— Begin —
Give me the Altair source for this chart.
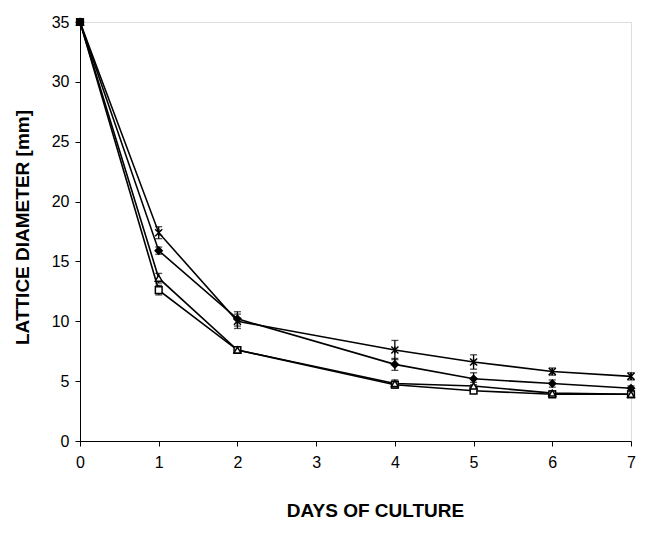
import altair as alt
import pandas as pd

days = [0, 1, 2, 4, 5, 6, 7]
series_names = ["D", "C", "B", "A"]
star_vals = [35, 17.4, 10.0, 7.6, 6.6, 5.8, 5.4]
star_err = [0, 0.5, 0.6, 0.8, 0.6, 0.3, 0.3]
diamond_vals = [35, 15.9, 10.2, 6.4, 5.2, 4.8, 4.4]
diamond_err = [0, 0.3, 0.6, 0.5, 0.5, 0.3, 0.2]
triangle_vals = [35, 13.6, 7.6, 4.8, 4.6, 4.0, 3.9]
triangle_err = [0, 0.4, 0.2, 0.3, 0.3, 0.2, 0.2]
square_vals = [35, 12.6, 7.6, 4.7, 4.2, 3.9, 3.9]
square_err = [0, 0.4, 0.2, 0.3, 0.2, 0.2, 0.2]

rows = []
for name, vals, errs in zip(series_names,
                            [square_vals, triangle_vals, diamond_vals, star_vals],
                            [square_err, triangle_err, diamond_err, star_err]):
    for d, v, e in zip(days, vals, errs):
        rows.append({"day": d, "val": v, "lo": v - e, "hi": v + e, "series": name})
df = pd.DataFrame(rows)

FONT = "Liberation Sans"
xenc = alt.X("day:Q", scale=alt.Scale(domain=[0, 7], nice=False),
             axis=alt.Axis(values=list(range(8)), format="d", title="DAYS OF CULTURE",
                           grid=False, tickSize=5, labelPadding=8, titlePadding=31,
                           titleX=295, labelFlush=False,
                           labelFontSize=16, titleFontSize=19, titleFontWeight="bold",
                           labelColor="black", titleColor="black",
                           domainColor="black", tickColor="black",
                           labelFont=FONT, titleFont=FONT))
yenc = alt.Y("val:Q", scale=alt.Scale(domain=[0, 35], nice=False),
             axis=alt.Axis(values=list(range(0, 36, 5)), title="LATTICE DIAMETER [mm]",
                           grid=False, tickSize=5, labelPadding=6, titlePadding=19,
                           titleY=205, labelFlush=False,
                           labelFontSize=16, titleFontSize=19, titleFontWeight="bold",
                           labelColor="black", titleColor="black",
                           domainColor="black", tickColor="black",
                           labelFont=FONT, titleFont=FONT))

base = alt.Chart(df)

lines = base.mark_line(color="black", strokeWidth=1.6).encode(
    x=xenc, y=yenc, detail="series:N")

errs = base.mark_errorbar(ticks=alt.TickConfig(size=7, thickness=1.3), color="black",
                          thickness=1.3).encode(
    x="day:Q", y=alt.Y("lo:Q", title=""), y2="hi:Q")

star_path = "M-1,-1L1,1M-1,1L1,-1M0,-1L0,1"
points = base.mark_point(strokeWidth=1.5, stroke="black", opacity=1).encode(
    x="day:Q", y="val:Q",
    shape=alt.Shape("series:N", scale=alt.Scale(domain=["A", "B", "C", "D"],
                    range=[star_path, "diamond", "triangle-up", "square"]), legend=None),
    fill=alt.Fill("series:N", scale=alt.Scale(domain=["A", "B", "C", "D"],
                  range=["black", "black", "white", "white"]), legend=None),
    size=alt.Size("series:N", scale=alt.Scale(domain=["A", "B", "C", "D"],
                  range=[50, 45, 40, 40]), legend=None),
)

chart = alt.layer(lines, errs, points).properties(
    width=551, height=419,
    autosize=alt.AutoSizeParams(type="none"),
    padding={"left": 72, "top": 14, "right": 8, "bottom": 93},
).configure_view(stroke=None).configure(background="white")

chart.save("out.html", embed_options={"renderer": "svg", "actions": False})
— End —
§ Task brief: Drop the images and repeat the data exactly.

§ Response:
Give me the Altair source for this chart.
import altair as alt
import pandas as pd

days = [0, 1, 2, 4, 5, 6, 7]
series_names = ["D", "C", "B", "A"]
star_vals = [35, 17.4, 10.0, 7.6, 6.6, 5.8, 5.4]
star_err = [0, 0.5, 0.6, 0.8, 0.6, 0.3, 0.3]
diamond_vals = [35, 15.9, 10.2, 6.4, 5.2, 4.8, 4.4]
diamond_err = [0, 0.3, 0.6, 0.5, 0.5, 0.3, 0.2]
triangle_vals = [35, 13.6, 7.6, 4.8, 4.6, 4.0, 3.9]
triangle_err = [0, 0.4, 0.2, 0.3, 0.3, 0.2, 0.2]
square_vals = [35, 12.6, 7.6, 4.7, 4.2, 3.9, 3.9]
square_err = [0, 0.4, 0.2, 0.3, 0.2, 0.2, 0.2]

rows = []
for name, vals, errs in zip(series_names,
                            [square_vals, triangle_vals, diamond_vals, star_vals],
                            [square_err, triangle_err, diamond_err, star_err]):
    for d, v, e in zip(days, vals, errs):
        rows.append({"day": d, "val": v, "lo": v - e, "hi": v + e, "series": name})
df = pd.DataFrame(rows)

FONT = "Liberation Sans"
xenc = alt.X("day:Q", scale=alt.Scale(domain=[0, 7], nice=False),
             axis=alt.Axis(values=list(range(8)), format="d", title="DAYS OF CULTURE",
                           grid=False, tickSize=5, labelPadding=8, titlePadding=31,
                           titleX=295, labelFlush=False,
                           labelFontSize=16, titleFontSize=19, titleFontWeight="bold",
                           labelColor="black", titleColor="black",
                           domainColor="black", tickColor="black",
                           labelFont=FONT, titleFont=FONT))
yenc = alt.Y("val:Q", scale=alt.Scale(domain=[0, 35], nice=False),
             axis=alt.Axis(values=list(range(0, 36, 5)), title="LATTICE DIAMETER [mm]",
                           grid=False, tickSize=5, labelPadding=6, titlePadding=19,
                           titleY=205, labelFlush=False,
                           labelFontSize=16, titleFontSize=19, titleFontWeight="bold",
                           labelColor="black", titleColor="black",
                           domainColor="black", tickColor="black",
                           labelFont=FONT, titleFont=FONT))

base = alt.Chart(df)

lines = base.mark_line(color="black", strokeWidth=1.6).encode(
    x=xenc, y=yenc, detail="series:N")

errs = base.mark_errorbar(ticks=alt.TickConfig(size=7, thickness=1.3), color="black",
                          thickness=1.3).encode(
    x="day:Q", y=alt.Y("lo:Q", title=""), y2="hi:Q")

star_path = "M-1,-1L1,1M-1,1L1,-1M0,-1L0,1"
points = base.mark_point(strokeWidth=1.5, stroke="black", opacity=1).encode(
    x="day:Q", y="val:Q",
    shape=alt.Shape("series:N", scale=alt.Scale(domain=["A", "B", "C", "D"],
                    range=[star_path, "diamond", "triangle-up", "square"]), legend=None),
    fill=alt.Fill("series:N", scale=alt.Scale(domain=["A", "B", "C", "D"],
                  range=["black", "black", "white", "white"]), legend=None),
    size=alt.Size("series:N", scale=alt.Scale(domain=["A", "B", "C", "D"],
                  range=[50, 45, 40, 40]), legend=None),
)

chart = alt.layer(lines, errs, points).properties(
    width=551, height=419,
    autosize=alt.AutoSizeParams(type="none"),
    padding={"left": 72, "top": 14, "right": 8, "bottom": 93},
).configure_view(stroke=None).configure(background="white")

chart.save("out.html", embed_options={"renderer": "svg", "actions": False})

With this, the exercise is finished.